Meeting notes are a critical tool for the team and for your career, no matter the stage you are currently in. The notes become the memory of the organization. If it falls on you to take the notes, it’s a more important role than you think. Usually, in work settings, there is a format to follow. Your job is to follow that format and document what is important.
Business Management Daily wrote a foundational article in 2017 on taking minutes by Caroline Kaufman My advice is front and center and it rings even more true today. If you are responsible for the minutes, you have a heavyweight on your shoulders. Your words will become the institutional memory. Be clear, consistent, and most of all “un-annoying” as you take notes and make sure you memorialize the gist of the discussion and key decision points of the conversation.

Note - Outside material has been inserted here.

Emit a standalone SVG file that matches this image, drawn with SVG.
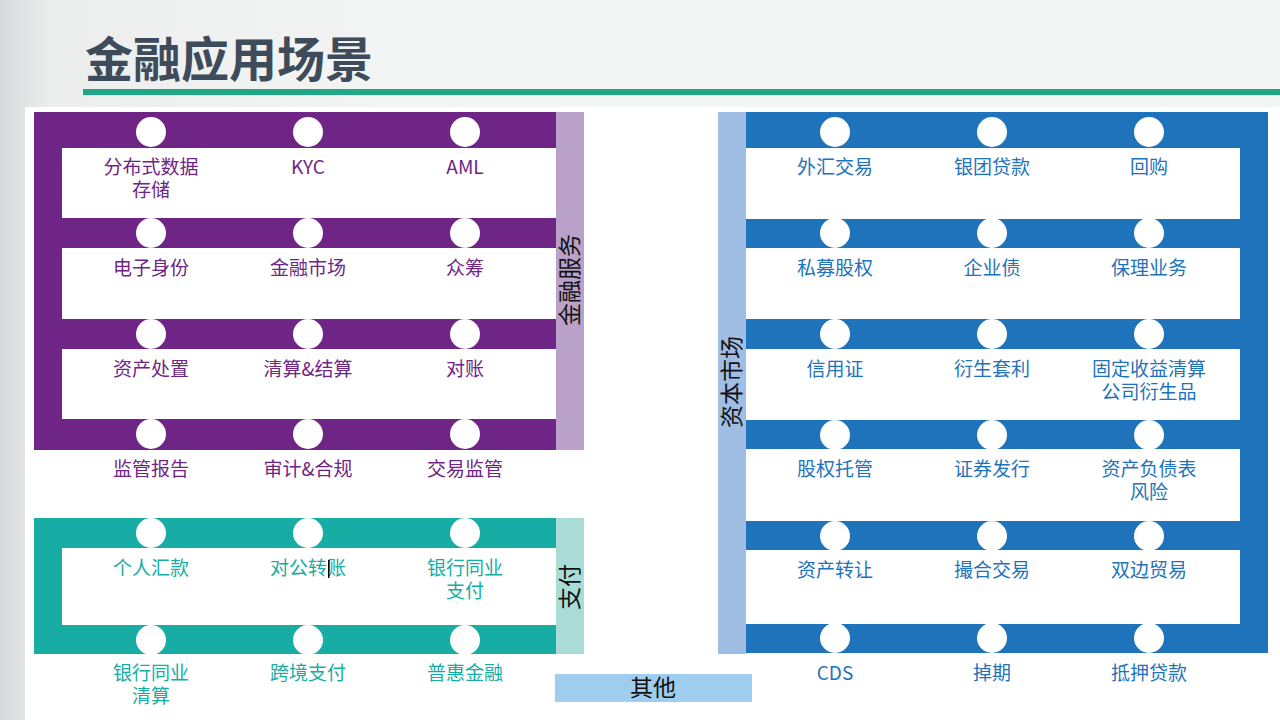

The full article on taking notes can be read by clicking this link to Business Management Daily.
You may also need to take personal notes. This can happen in many settings, such as at the Doctor’s office or with the refrigerator repair people (that’s a whole other topic for me), or at a community meeting. In these instances, it is even more critical that you are clear, consistent, and can read what you wrote. And of course, make sure the notes you take are legible and make sense.
In this digital world, I’ve found that it helps to put your notes in your phone. I text (technically it’s type but it feels like texting) my notes, in the notes section of the contact. I usually put something I will remember like, “Walmart clerk with red hair and rugby shirt said buy this Roku”. This reminds me of the conversation and what was said and usually what next steps I need to take.
Remember, when you can’t remember that’s why we have the written minutes. Keep track of what happens at meetings. If you are not the minute taker, make sure you read the minutes and make any corrections. Take note of anything that impacts you or your department and learn to use it to your advantage.
The minutes are the memory. Use the memory.